Comment cette idée vous est-elle venue ?
Il m’arrive parfois d’avoir des idées étranges, sans autre raison d’être que mon imagination musicale. Mais le fait est que lorsque j’ai vu que ce film parlait de l’histoire américaine, j’ai pensé à cet instrument. Seulement, je ne voulais pas d’une approche traditionnelle, historique de la mandoline. C’est ainsi que de la mandoline, je suis passé aux percussions, mais aussi à la mandoline ténor et même au bouzouki, simplement pour des raisons sonores.



Au delà de l’aventure, on s’aperçoit que le cœur émotionnel du film repose sur la relation difficile entre Ben et son père.
Ce conflit entre père et fils est au cœur de mon thème secondaire, mais aussi du thème principal. C’est un aspect du film qui m’a beaucoup marqué et touché, et je me suis attaché à le souligner au plus près tout au long de l’histoire et de l’évolution de cette relation.

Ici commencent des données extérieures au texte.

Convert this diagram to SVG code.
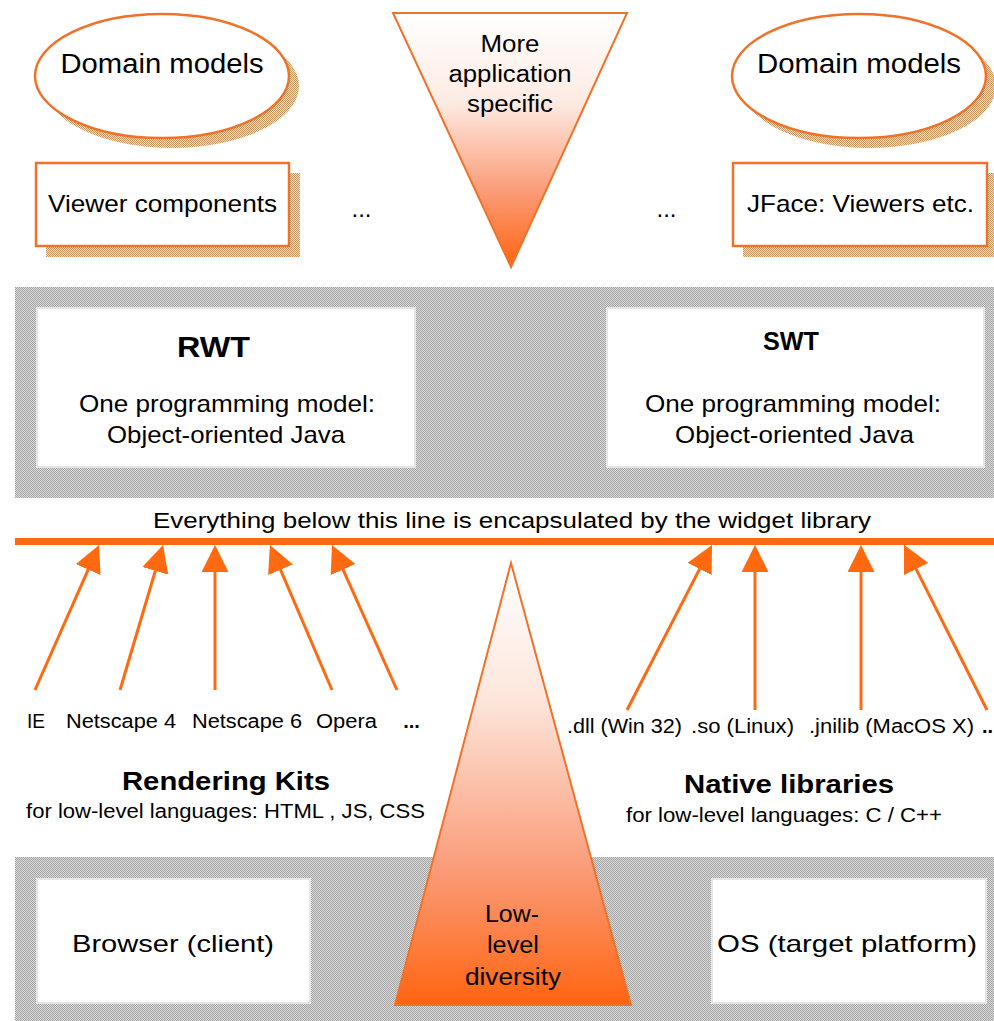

Vous assurez toujours vos propres orchestrations, chose rare pour un compositeur aujourd’hui.
Pour moi, l’orchestration fait intégralement partie du processus d’écriture. Je me fais parfois aider, mais très partiellement, pour des raisons de timing. Si quelqu’un avait demandé à Arnold Schoenberg qui faisait ses orchestrations, il lui aurait certainement mis son poing dans la figure!